The Pentagon is preparing to pull all U.S. forces out of Syria by the end of April, even though the Trump administration has yet to come up with a plan to protect its Kurdish partners from attack when they leave, current and former U.S. officials said, Wall Street Journal informs.
With U.S.-backed fighters poised to seize the final Syrian sanctuaries held by Islamic State in the coming days, the U.S. military is turning its attention toward a withdrawal of forces in the coming weeks, these people said on Thursday.
Unless the Trump administration alters course, the military plans to pull a significant portion of its forces out by mid-March, with a full withdrawal coming by the end of April, they said. Still, the military planning comes as the State Department maintains that there is no timetable for a withdrawal.
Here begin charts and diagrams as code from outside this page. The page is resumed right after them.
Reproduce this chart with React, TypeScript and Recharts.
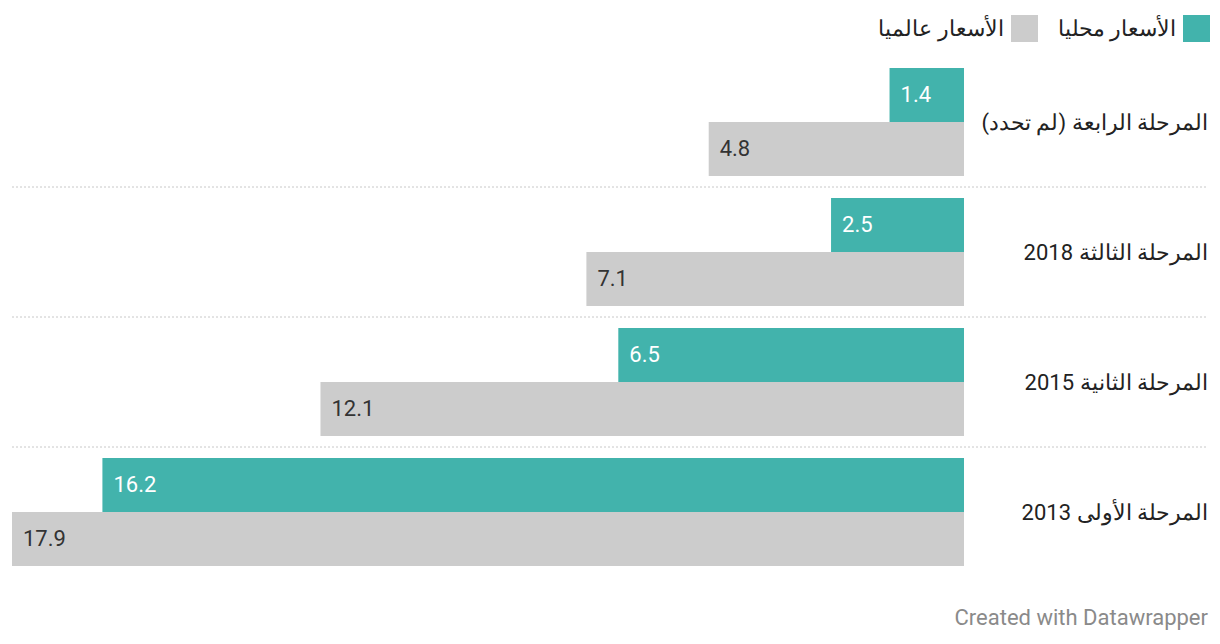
import { BarChart, Bar, XAxis, YAxis, LabelList } from "recharts";

const stages = [
  "المرحلة الرابعة (لم تحدد)",
  "المرحلة الثالثة 2018",
  "المرحلة الثانية 2015",
  "المرحلة الأولى 2013",
];
const localPrices = [1.4, 2.5, 6.5, 16.2];
const globalPrices = [4.8, 7.1, 12.1, 17.9];

const seriesNames = { local: "الأسعار محليا", global: "الأسعار عالميا" };

const TEAL = "#42b3ac";
const GRAY = "#cccccc";
const FONT = "Roboto, 'Noto Sans', sans-serif";

const data = stages.map((stage, i) => ({
  stage,
  local: localPrices[i],
  global: globalPrices[i],
}));

// value label sits at the far (left) end of the bar, inside it
const makeLabel = (color: string) => (props: any) => {
  const { x, y, width, height, value } = props;
  const left = Math.min(x, x + width);
  return (
    <text
      x={left + 11}
      y={y + height / 2}
      dy="0.33em"
      fill={color}
      fontSize={22}
      fontFamily={FONT}
    >
      {value}
    </text>
  );
};

// category label on the right + dotted separator under each group
const StageTick = (props: any) => {
  const { y, payload, index } = props;
  const half = 65;
  return (
    <g>
      <text
        x={1208}
        y={y}
        dy="0.38em"
        textAnchor="start"
        direction="rtl"
        fill="#222"
        fontSize={22}
        fontFamily={FONT}
      >
        {payload.value}
      </text>
      {index < stages.length - 1 && (
        <line
          x1={12}
          x2={1208}
          y1={y + half}
          y2={y + half}
          stroke="#c8c8c8"
          strokeDasharray="2 2"
        />
      )}
    </g>
  );
};

function LegendItem({ color, label }: { color: string; label: string }) {
  return (
    <div style={{ display: "flex", alignItems: "center", gap: 7 }}>
      <div style={{ width: 27, height: 27, background: color }} />
      <span style={{ fontSize: 22, color: "#222" }}>{label}</span>
    </div>
  );
}

export default function App() {
  return (
    <div
      style={{
        position: "absolute",
        left: 0,
        top: 0,
        width: 1220,
        height: 644,
        background: "#fff",
        fontFamily: FONT,
      }}
    >
      <div
        style={{
          position: "absolute",
          top: 14,
          right: 10,
          display: "flex",
          direction: "rtl",
          gap: 20,
          height: 28,
          alignItems: "center",
        }}
      >
        <LegendItem color={TEAL} label={seriesNames.local} />
        <LegendItem color={GRAY} label={seriesNames.global} />
      </div>
      <BarChart
        width={1220}
        height={644}
        data={data}
        layout="vertical"
        margin={{ top: 57, right: 0, left: 12, bottom: 67 }}
        barGap={0}
        barSize={54}
      >
        <XAxis type="number" domain={[0, 17.9]} reversed hide />
        <YAxis
          type="category"
          dataKey="stage"
          orientation="right"
          width={256}
          axisLine={false}
          tickLine={false}
          tick={<StageTick />}
          interval={0}
        />
        <Bar dataKey="local" fill={TEAL} isAnimationActive={false}>
          <LabelList dataKey="local" content={makeLabel("#fff")} />
        </Bar>
        <Bar dataKey="global" fill={GRAY} isAnimationActive={false}>
          <LabelList dataKey="global" content={makeLabel("#333")} />
        </Bar>
      </BarChart>
      <div
        style={{
          position: "absolute",
          right: 12,
          top: 605,
          fontSize: 22,
          color: "#8a8a8a",
        }}
      >
        Created with Datawrapper
      </div>
    </div>
  );
}
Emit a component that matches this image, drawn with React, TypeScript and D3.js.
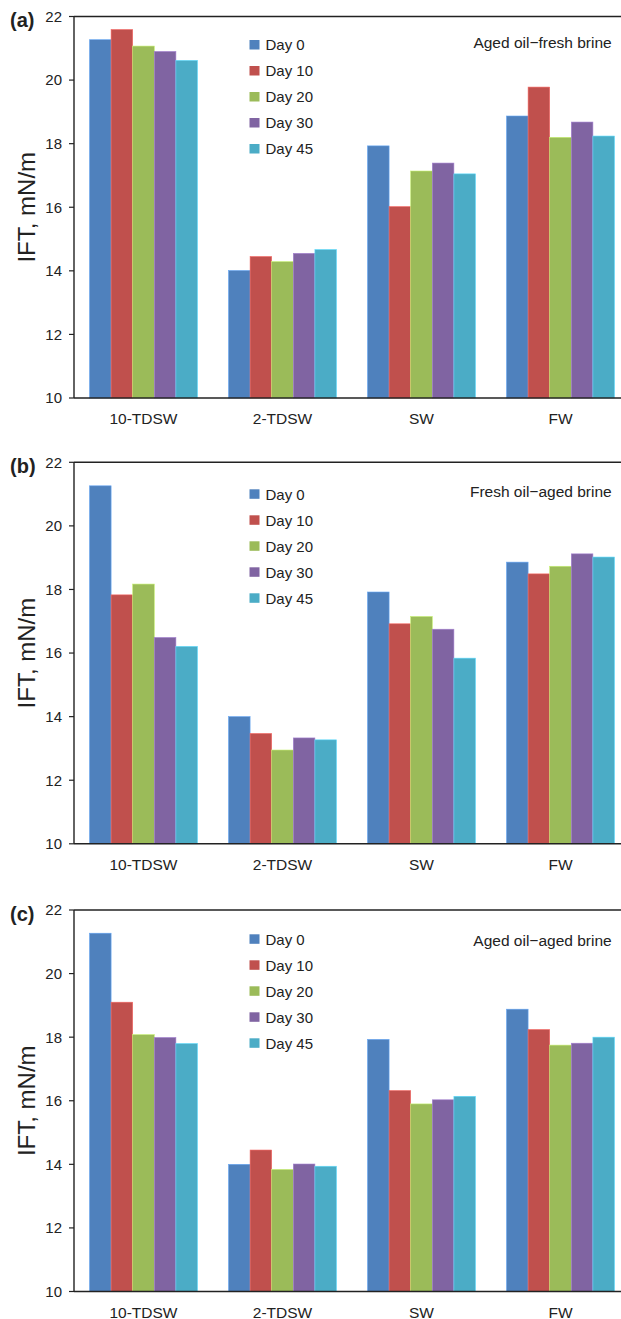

While President Donald Trump has put no firm deadline on withdrawing troops from Syria, he has directed the Pentagon to get all forces out of the country, an order that has led to the current U.S. military timeline to leave by the end of April.
The Trump administration has been struggling to come up with an agreement to protect Kurdish allies from being attacked by Turkish forces, the Journal notes.
The U.S. has been trying to work out a deal with Ankara on a political plan for northeastern Syria that would avert a destabilizing fight between Turkish forces and Kurdish forces in Syria that Turkey views as terrorists.
But the two sides have made little headway, current and former U.S. officials said, which means the U.S. military withdrawal is proceeding faster than the political track.
“The bottom line is: Decisions have to be made,” one U.S. official said. “At some point, we make political progress, or they’re going to have to tell the military to slow down, or we’re going to proceed without a political process.”
U.S. officials began briefing their European allies on the pullout from Syria this week in Washington when they came together for a conference to discuss the next chapter in the fight against Islamic State.
The U.S. military has more than 2,000 troops in Syria, where they are helping Kurdish and Arab fighters seize the final patch of Islamic State territory—and working on the withdrawal.
Under the working military plans, the U.S. would pull all troops out in the coming weeks—including about 200 Americans working out of a base in southern Syria that has served as an informal check on Iran’s expansionist ambitions in the region, the current and former U.S. officials said.